The collection of Welsh lovespoons in the National Museum of Wales, several of which are illustrated in Fig. [85], is quite unique. Dr. Hoyle, the Director of the Museum, in his admirable description of the case in which these pretty little objects are shown, explains that they are arranged to show the evolution of the lovespoon from the normal spoon. Such lovespoons might, a few years ago, have been seen in many Welsh homes, where they hung as things of ornament and sentiment, for it is said they were given in "spooning" days to the girl of his choice by the lover. The handle is of course the appropriate field of decoration, the double bowl being symbolic of "We two are one." The dated spoons were mostly made in the middle of the eighteenth century.

Glass Curios.

Some of the most pleasing love tokens are those made at Nailsea in Somerset, and in Sunderland. The commoner kinds, chiefly made at the latter place, were known as sailors' love tokens. They took the form of rolling-pins, which were evidently intended for ornament and not for use. A bow of ribbon was tied round the end of the pin by which the roller could be hung up. These glass rolling-pins were covered over with sentimental mottoes, generally accompanied by a ship, a typical feature of the decorations commonly used. Some of these little mementoes given away by sailors were of white semi-opaque glass, others were brilliantly coloured.

Nailsea glass works were noted for the Italian influence shown in the colour effects produced in them. Among other objects made at those famous glass works were flasks and bottles for wines and spirits in greens, browns, and blues, to which were added in smaller quantities red and yellow. Other trinkets of an ornamental character were glass tobacco pipes, bells, and coach horns. There were also Nailsea walking sticks made of twisted glass, and many curious cups. Most of these were given for luck, especially as love tokens when sailors were about to set out on a voyage, the superstition attached to the gift being that if the glass pin were broken it was a sign that the vessel in which the giver had sailed had been wrecked. Hence it was that a ribbon was securely attached, and the gift hung up out of harm's reach.

FIG. 85.—OLD WELSH LOVE SPOONS.
(In the National Museum of Wales.)

In association with glass rolling-pins and other love tokens there are many sundry curios which from the mottoes upon them were evidently given with a similar purpose. Even objects of metal and brass were frequently inscribed with loving reminders of the donor. The pleasing little trinket and patch boxes of enamels and glass, referred to in another chapter, were given from sentimental motives as evidenced by their inscriptions.

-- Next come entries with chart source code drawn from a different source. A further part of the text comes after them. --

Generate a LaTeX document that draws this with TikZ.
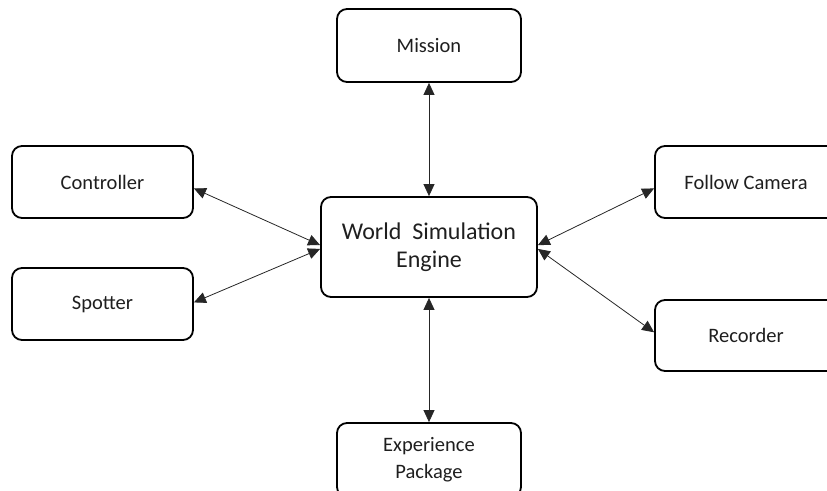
\documentclass[tikz,border=0pt]{standalone}
\usepackage{fontspec}
\setmainfont{Carlito}
\usetikzlibrary{arrows.meta}
\begin{document}
\begin{tikzpicture}[x=1pt,y=-1pt,
  unit/.style={draw=black, line width=1.8pt, rounded corners=10pt, fill=white,
    minimum width=#1, align=center, text=black!88,
    font=\fontsize{20.5}{27}\selectfont},
  unit/.default=182pt,
  link/.style={line width=0.8pt, draw=black!85,
    {Triangle[length=12pt,width=11pt]}-{Triangle[length=12pt,width=11pt]}}]
  \useasboundingbox (0,0) rectangle (827,490);
  \clip (0,0) rectangle (827,490);

  % central engine
  \node[unit=216pt, minimum height=100pt, font=\fontsize{24}{28}\selectfont]
    (eng) at (429,247) {World~ Simulation\\Engine};

  % surrounding modules
  \node[unit=184pt, minimum height=73pt] (mis) at (429,45.5) {Mission};
  \node[unit=181pt, minimum height=72pt] (ctl) at (102.5,182) {Controller};
  \node[unit=181pt, minimum height=72pt] (spt) at (102.5,304) {Spotter};
  \node[unit=182pt, minimum height=72pt] (cam) at (746,182) {Follow Camera};
  \node[unit=182pt, minimum height=71pt] (rec) at (746,335.5) {Recorder};
  \node[unit=184pt, minimum height=74pt] (exp) at (429,460) {Experience\\Package};

  % two-way links
  \draw[link] (mis.south) -- (eng.north);
  \draw[link] (eng.south) -- (exp.north);
  \draw[link] (ctl.-4) -- (eng.179);
  \draw[link] (spt.1) -- (eng.181);
  \draw[link] (cam.184) -- (eng.1);
  \draw[link] (rec.178) -- (eng.-1);
\end{tikzpicture}
\end{document}
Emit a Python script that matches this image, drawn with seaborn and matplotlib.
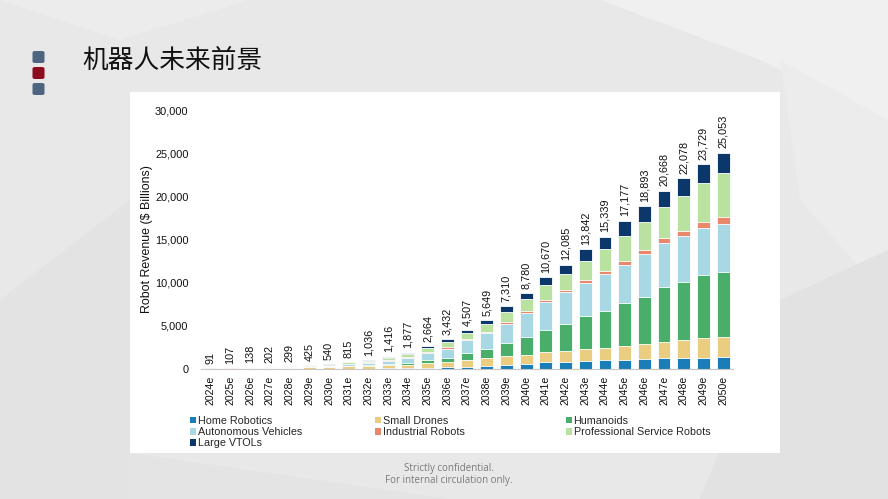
import pandas as pd
import seaborn as sns
import matplotlib.pyplot as plt
from matplotlib.patches import Rectangle, FancyBboxPatch, Polygon, Patch

# === Data ($ billions) ===
years = ["2024e", "2025e", "2026e", "2027e", "2028e", "2029e", "2030e", "2031e", "2032e",
         "2033e", "2034e", "2035e", "2036e", "2037e", "2038e", "2039e", "2040e", "2041e",
         "2042e", "2043e", "2044e", "2045e", "2046e", "2047e", "2048e", "2049e", "2050e"]

home_robotics = [7, 8, 10, 12, 15, 20, 25, 35, 45, 60, 77, 154, 193, 270, 386, 500, 580,
                 772, 849, 965, 1004, 1081, 1197, 1235, 1274, 1312, 1390]
small_drones = [28, 35, 50, 85, 130, 180, 220, 290, 330, 400, 425, 502, 618, 772, 850, 965,
                1080, 1158, 1235, 1312, 1428, 1544, 1660, 1891, 2084, 2239, 2355]
humanoids = [0, 0, 0, 1, 3, 5, 10, 30, 60, 120, 232, 386, 502, 772, 1080, 1505, 2007, 2586,
             3127, 3845, 4299, 4979, 5520, 6388, 6715, 7325, 7495]
autonomous_vehicles = [2, 4, 8, 15, 35, 60, 90, 180, 250, 350, 487, 772, 1042, 1535, 1831,
                       2295, 2874, 3297, 3671, 3860, 4246, 4478, 4902, 5095, 5288, 5404, 5560]
industrial_robots = [36, 38, 40, 45, 50, 55, 60, 70, 80, 100, 116, 116, 154, 154, 116, 232,
                     193, 232, 270, 309, 386, 425, 463, 540, 618, 733, 850]
professional_service = [18, 22, 30, 42, 60, 90, 110, 150, 190, 260, 347, 502, 653, 695, 1000,
                        1080, 1351, 1660, 1891, 2200, 2509, 2856, 3298, 3628, 4092, 4516, 5020]
large_vtols = [0, 0, 0, 2, 6, 15, 25, 60, 81, 126, 193, 232, 270, 309, 386, 733, 695, 965,
               1042, 1351, 1467, 1814, 1853, 1891, 2007, 2200, 2383]
totals = [91, 107, 138, 202, 299, 425, 540, 815, 1036, 1416, 1877, 2664, 3432, 4507, 5649,
          7310, 8780, 10670, 12085, 13842, 15339, 17177, 18893, 20668, 22078, 23729, 25053]

# stacking order, bottom -> top
series = [
    ("Home Robotics", home_robotics, "#1b7db8"),
    ("Small Drones", small_drones, "#ebcd82"),
    ("Humanoids", humanoids, "#4aae6b"),
    ("Autonomous Vehicles", autonomous_vehicles, "#a9d8e5"),
    ("Industrial Robots", industrial_robots, "#e8876b"),
    ("Professional Service Robots", professional_service, "#b9e2a1"),
    ("Large VTOLs", large_vtols, "#0b376a"),
]

df = pd.DataFrame({name: vals for name, vals, _ in series})
df["year"] = years
cum = df[[s[0] for s in series]].cumsum(axis=1)

sns.set_theme(style="white")
plt.rcParams["font.family"] = ["Liberation Sans", "DejaVu Sans"]

W, H = 888, 499
fig = plt.figure(figsize=(W / 100, H / 100), dpi=100)
fig.patch.set_facecolor("#e8e8e8")


def px(x, y):
    return x / W, 1 - y / H


# faint low-poly background
bg_polys = [
    ([(600, 0), (888, 0), (888, 120), (760, 60)], "#f0f0f0"),
    ([(780, 60), (888, 120), (888, 300), (800, 200)], "#ececec"),
    ([(0, 0), (250, 0), (120, 40)], "#ececec"),
    ([(0, 300), (130, 200), (130, 499), (0, 499)], "#e3e3e3"),
    ([(780, 300), (888, 250), (888, 499), (700, 499)], "#e2e2e2"),
    ([(130, 453), (450, 499), (130, 499)], "#e4e4e4"),
]
for pts, col in bg_polys:
    fig.patches.append(Polygon([px(*p) for p in pts], closed=True, transform=fig.transFigure,
                               facecolor=col, edgecolor="none", zorder=-3))

# white chart panel
x0, y0 = px(130, 453)
fig.patches.append(Rectangle((x0, y0), 650 / W, 361 / H, transform=fig.transFigure,
                             facecolor="white", edgecolor="none", zorder=-2))

# header markers
for ytop, col in [(51, "#4d6580"), (67, "#8e0a1e"), (83, "#4d6580")]:
    bx, by = px(32.5, ytop + 12)
    fig.patches.append(FancyBboxPatch((bx, by), 12 / W, 12 / H, transform=fig.transFigure,
                                      boxstyle="round,pad=0,rounding_size=0.003",
                                      facecolor=col, edgecolor="none", zorder=-1))

fig.text(*px(82, 61), "机器人未来前景", fontsize=18.5, va="center", ha="left",
         color="#111111", family=["Noto Sans CJK SC", "DejaVu Sans"])

# chart axes
ax = fig.add_axes([201 / W, 1 - 369 / H, 532 / W, 259 / H])
ax.set_facecolor("none")

# stacked bars: draw cumulative totals from the top layer down
for i in range(len(series) - 1, -1, -1):
    name, _, col = series[i]
    sns.barplot(x=df["year"], y=cum[name], color=col, width=0.65, ax=ax,
                linewidth=0.6, edgecolor="white", saturation=1, errorbar=None)

for i, (yr, tot) in enumerate(zip(years, totals)):
    ax.text(i, cum.iloc[i, -1] + 500, f"{tot:,}", rotation=90, ha="center", va="bottom",
            fontsize=7.8, color="#111111", clip_on=False)

ax.set_ylim(0, 30000)
ax.set_xlim(-0.5, len(years) - 0.5)
ax.set_yticks(range(0, 30001, 5000))
ax.set_yticklabels([f"{v:,}" for v in range(0, 30001, 5000)])
ax.tick_params(axis="y", length=0, pad=9, labelsize=7.9, labelcolor="#111111")
ax.tick_params(axis="x", length=0, pad=5, labelsize=7.6, labelcolor="#111111", rotation=90)
ax.set_xlabel("")
ax.set_ylabel("Robot Revenue ($ Billions)", fontsize=8.9, color="#111111")
ax.yaxis.set_label_coords(-0.09, 0.5)
for side in ["top", "right", "left"]:
    ax.spines[side].set_visible(False)
ax.spines["bottom"].set_color("#c8c8c8")
ax.spines["bottom"].set_linewidth(0.8)

# legend in three columns
columns = [(190, [0, 3, 6]), (375, [1, 4]), (566, [2, 5])]
for xcol, idx in columns:
    handles = [Patch(facecolor=series[k][2], edgecolor="none", label=series[k][0]) for k in idx]
    fig.legend(handles=handles, loc="upper left", bbox_to_anchor=px(xcol, 416),
               frameon=False, fontsize=7.75, handlelength=0.55, handleheight=0.55,
               handletextpad=0.15, labelspacing=0.1, borderpad=0, borderaxespad=0)

fig.text(*px(449, 468), "Strictly confidential.", ha="center", va="center", fontsize=7,
         color="#7a7a7a", family="Open Sans")
fig.text(*px(449, 481), "For internal circulation only.", ha="center", va="center",
         fontsize=7, color="#7a7a7a", family="Open Sans")

fig.savefig("out.png", dpi=100, facecolor=fig.get_facecolor())
plt.close(fig)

Covers of pocket books and tobacco pouches were covered over with similar legends, like a delightful beadwork tobacco pouch in the Taunton Castle Museum, on which is the motto or sentiment, "LOVE ME FOR I AM THINE, 1631," wrought by a seventeenth-century needleworker.

Similar mottoes are found on the little pincushions formerly carried in the capacious pockets of women of olden time, sometimes wrought in needlework and at others in beads.